In a lengthy column at today’s Washington Post, media reporter Howard Kurtz pulls no punches in criticizing the horse race coverage that has defined the primary races: “The series of blown calls amount to the shakiest campaign performance yet by a profession seemingly addicted to snap judgments and crystal-ball pronouncements. Not since the networks awarded Florida to Al Gore on Election Night 2000 has the collective media establishment so blatantly missed the boat.”
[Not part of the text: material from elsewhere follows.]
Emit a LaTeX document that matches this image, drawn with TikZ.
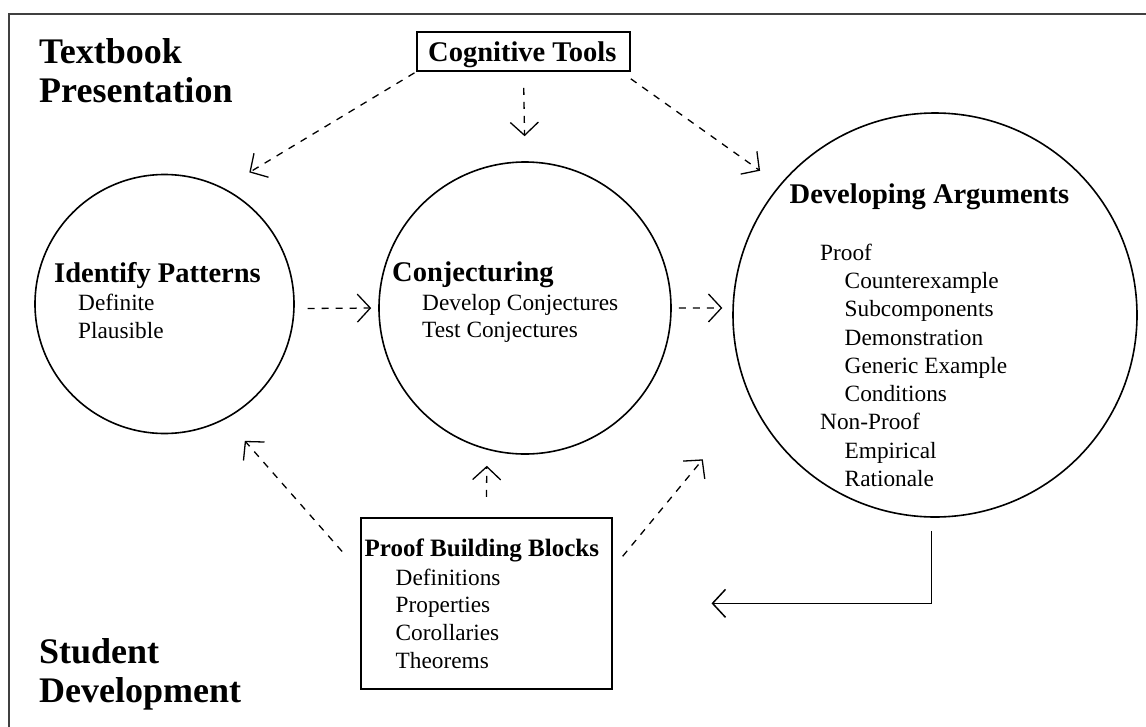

Here’s how Kurtz describes the factors contributing to the news media’s overwhelming fascination with polls and hyped predictions:

The reasons are legion: News outlets are serving up more analysis and blogs to remain relevant in a wired world. Many cash-strapped organizations are spending less on field reporting, and television tries to winnow a crowded field for the sake of a better narrative. Cable shows and Web sites provide a gaping maw to be filled with fresh speculation. Tracking polls fuel a conventional wisdom that feeds on itself. The length of today’s campaigns provides more twists and turns long before most voters tune in. And there is a natural journalistic tendency to try to peer around the next corner.


Perhaps the best quote is from Tom Brokaw, who himself was caught up in the predictions:

“The pirouettes are amazing,” says Brokaw, who was analyzing the campaign on MSNBC. “The utter confidence with which everyone had been wrong 20 minutes earlier, they have the same utter confidence about what produced this surprise. It’s intellectually dishonest.”